Это самка, которую побеждают самцы не яркостью перьев, не гибкостью, не храбростью, а своими жалобами, нытьем, неудачами. Это женщина, которая любит мужчин в период их падения. Едва Иванов пал духом, как девица – тут как тут. Она этого только и ждала. Помилуйте, у нее такая благодарная, святая задача! Она воскресит упавшего, поставит его на ноги, даст ему счастье… Любит она не Иванова, а эту задачу. Аржантон у Додэ сказал: жизнь не роман! Саша не знает этого. Она не знает, что любовь для Иванова составляет только лишнее осложнение, лишний удар в спину. И что ж? Бьется Саша с Ивановым целый год, а он все не воскресает и падает все ниже и ниже».[157]
Что до Иванова, то для автора пьесы очевидно: его герой кончает жизнь самоубийством отнюдь не из-за клеветы или оскорблений, брошенных ему в лицо публично, но только потому, что зашел в тупик. Дорога его пройдена до конца. И Чехов полагает, что характер Иванова – типично русский: «В характеристике Иванова часто попадается слово „русский“, – пишет Антон Суворину, перечитав свое письмо, в своеобразном постскриптуме. – Не рассердитесь за это. Когда я писал пьесу, то имел в виду только то, что нужно, то есть одни только типичные русские черты. Так, чрезмерная возбудимость, чувство вины, утомляемость – чисто русские. Немцы никогда не возбуждаются, и потому Германия не знает ни разочарованных, ни лишних, ни утомленных… Возбудимость французов держится постоянно на одной и той же высоте, не делая крутых повышений и понижений, и потому француз до самой дряхлой старости нормально возбужден. Другими словами, французам не приходится расходовать свои силы на чрезмерное возбуждение; расходуют они свои силы умно, поэтому не знают банкротства.
Понятно, что в пьесе я не употреблял таких терминов, как русский, возбудимость, утомляемость и проч., в полной надежде, что читатель и зритель будут внимательны и что для них не понадобится вывеска: „це не гарбуз, а слива“. Я старался выражаться просто, не хитрил и был далек от подозрения, что читатели и зрители будут ловить моих героев на фразе, подчеркивать разговоры о приданом и т. п.

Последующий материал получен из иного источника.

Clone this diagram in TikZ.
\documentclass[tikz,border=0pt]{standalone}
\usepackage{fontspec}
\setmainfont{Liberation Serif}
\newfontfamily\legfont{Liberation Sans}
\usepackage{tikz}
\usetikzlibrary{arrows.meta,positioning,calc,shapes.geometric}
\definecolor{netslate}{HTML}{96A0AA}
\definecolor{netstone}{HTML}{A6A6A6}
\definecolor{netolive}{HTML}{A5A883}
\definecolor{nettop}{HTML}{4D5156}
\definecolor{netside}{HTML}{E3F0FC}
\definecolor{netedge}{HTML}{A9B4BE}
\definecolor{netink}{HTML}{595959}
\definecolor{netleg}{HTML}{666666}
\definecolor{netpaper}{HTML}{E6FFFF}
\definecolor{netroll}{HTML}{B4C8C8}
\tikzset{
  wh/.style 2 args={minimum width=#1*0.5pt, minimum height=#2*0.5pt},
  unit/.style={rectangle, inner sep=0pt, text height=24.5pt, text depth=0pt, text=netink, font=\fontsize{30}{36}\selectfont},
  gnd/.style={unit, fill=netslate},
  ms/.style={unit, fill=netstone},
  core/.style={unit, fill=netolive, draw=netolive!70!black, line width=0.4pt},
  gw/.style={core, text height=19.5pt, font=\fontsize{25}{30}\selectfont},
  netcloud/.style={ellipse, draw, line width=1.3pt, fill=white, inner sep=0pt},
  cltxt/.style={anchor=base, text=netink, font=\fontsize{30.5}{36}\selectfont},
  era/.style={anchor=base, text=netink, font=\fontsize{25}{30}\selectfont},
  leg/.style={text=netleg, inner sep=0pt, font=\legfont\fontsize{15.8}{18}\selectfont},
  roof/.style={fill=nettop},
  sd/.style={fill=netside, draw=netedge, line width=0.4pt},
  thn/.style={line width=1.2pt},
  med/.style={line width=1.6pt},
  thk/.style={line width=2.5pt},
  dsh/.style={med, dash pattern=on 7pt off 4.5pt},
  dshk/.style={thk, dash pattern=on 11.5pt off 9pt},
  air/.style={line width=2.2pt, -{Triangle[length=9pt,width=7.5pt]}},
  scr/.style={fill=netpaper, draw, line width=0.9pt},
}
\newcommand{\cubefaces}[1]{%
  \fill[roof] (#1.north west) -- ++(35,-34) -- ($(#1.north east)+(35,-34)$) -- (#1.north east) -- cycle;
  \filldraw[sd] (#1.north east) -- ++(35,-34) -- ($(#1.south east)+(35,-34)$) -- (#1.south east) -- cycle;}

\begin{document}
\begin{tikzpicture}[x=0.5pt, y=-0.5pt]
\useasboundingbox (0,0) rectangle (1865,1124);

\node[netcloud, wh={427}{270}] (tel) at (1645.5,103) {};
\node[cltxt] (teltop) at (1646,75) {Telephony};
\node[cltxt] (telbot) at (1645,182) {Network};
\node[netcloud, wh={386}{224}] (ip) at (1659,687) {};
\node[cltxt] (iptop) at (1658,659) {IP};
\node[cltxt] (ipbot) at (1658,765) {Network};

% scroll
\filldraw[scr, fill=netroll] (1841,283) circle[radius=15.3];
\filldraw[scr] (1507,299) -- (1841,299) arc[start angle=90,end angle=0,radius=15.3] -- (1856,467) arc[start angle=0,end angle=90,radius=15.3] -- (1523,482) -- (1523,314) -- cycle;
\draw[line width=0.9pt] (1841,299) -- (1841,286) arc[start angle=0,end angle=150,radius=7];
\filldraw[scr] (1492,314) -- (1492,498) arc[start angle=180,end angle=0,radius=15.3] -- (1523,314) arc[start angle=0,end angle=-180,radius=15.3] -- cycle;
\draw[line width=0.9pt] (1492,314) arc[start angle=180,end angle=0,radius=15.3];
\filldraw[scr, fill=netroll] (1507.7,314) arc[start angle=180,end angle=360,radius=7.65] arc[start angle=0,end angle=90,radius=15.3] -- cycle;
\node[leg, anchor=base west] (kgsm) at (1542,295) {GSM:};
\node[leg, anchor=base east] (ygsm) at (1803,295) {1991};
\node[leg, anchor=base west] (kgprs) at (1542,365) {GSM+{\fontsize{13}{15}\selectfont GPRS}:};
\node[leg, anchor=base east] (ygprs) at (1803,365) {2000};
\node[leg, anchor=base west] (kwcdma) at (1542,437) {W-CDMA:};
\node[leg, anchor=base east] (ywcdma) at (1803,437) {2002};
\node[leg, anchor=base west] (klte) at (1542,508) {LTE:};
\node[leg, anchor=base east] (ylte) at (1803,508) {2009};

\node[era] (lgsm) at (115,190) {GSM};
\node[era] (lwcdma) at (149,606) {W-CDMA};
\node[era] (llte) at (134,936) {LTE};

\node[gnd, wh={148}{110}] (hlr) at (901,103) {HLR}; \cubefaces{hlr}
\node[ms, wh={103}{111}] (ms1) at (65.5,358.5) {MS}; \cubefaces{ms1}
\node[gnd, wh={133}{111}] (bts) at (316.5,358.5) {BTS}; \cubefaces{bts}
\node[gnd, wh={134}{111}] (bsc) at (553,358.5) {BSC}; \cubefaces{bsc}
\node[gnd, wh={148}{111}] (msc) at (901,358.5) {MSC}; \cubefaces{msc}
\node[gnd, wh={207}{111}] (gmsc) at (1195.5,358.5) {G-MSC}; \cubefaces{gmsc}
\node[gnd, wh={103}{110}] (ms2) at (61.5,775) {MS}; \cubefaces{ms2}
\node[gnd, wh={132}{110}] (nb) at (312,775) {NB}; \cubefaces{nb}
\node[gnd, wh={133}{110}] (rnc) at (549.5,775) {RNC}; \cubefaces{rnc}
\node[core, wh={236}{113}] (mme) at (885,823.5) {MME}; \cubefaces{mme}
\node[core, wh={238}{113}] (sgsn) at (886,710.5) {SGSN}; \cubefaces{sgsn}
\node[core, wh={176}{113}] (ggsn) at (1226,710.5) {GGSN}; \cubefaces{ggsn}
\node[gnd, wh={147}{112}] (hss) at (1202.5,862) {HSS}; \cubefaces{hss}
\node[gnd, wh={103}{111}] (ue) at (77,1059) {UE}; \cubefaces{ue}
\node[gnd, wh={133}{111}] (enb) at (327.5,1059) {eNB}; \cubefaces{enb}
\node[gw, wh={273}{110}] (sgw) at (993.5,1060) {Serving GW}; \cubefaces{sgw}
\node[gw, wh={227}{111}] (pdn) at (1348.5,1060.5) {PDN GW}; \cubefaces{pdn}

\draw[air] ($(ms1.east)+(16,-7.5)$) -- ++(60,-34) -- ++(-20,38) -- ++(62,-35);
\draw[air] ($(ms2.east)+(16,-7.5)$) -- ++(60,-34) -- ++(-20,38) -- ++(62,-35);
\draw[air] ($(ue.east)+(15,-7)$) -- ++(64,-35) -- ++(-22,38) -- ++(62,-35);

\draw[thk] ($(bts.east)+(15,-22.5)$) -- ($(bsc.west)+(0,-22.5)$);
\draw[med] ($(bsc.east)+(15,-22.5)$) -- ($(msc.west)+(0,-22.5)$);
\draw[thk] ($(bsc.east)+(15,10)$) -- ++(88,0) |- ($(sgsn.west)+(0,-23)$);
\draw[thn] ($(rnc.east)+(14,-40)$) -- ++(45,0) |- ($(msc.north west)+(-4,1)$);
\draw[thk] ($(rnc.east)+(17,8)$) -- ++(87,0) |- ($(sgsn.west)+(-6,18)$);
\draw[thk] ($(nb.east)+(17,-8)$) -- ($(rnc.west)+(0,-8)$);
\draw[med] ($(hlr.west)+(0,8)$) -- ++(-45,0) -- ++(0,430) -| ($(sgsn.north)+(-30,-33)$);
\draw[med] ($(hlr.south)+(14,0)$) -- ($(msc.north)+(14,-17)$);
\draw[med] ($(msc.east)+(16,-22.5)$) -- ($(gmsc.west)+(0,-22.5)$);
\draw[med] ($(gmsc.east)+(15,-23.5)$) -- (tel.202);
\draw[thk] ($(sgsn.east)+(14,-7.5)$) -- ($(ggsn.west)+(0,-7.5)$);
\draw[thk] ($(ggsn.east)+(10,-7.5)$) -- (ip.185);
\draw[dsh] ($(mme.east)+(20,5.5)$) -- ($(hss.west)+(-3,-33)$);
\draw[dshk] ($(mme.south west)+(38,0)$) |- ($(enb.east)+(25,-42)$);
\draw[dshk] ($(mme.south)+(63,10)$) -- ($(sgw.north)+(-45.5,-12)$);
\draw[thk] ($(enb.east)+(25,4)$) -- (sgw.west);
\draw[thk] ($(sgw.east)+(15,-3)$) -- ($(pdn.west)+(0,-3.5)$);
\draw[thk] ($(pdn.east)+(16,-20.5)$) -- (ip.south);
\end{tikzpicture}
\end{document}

Я не сумел написать пьесу. Конечно, жаль. Иванов и Львов представляются моему воображению живыми людьми. Говорю Вам по совести, искренно, эти люди родились в моей голове не из морской пены, не из предвзятых идей, не из „умственности“, не случайно. Они результат наблюдения и изучения жизни. Они стоят в моем мозгу, и я чувствую, что не солгал ни на один сантиметр и не перемудрил ни на одну йоту. Если же они на бумаге вышли неживыми и неясными, то виноваты не они, а мое неуменье передавать свои мысли. Значит, рано мне еще за пьесы браться».[158]
Пьеса, таким вот образом многократно переделанная, была включена в репертуар Санкт-Петербургского Александринского театра, и с января 1889 года Чехов, чтобы участвовать в репетициях, перебрался в столицу, поселившись снова у своего друга Суворина. И сразу же его сомнения, его тревоги, его гнев воскресли. Ему опять казалось, будто актеры играют плохо, фальшивят. Давыдов, назначенный на роль Иванова, жаловался на то, что драматург вносит в последнюю минуту новые изменения, грозил отказаться от роли. Чехов, в полном отчаянии, до изнеможения работал с актером, пытаясь раскрыть ему движущие мотивы персонажа. Они ссорились и мирились по десять раз на дню. Глядя на актера, излучавшего самодовольство, Антон предвидел худшее. Накануне премьеры он написал брату Михаилу, что, на его взгляд, партия проиграна заранее.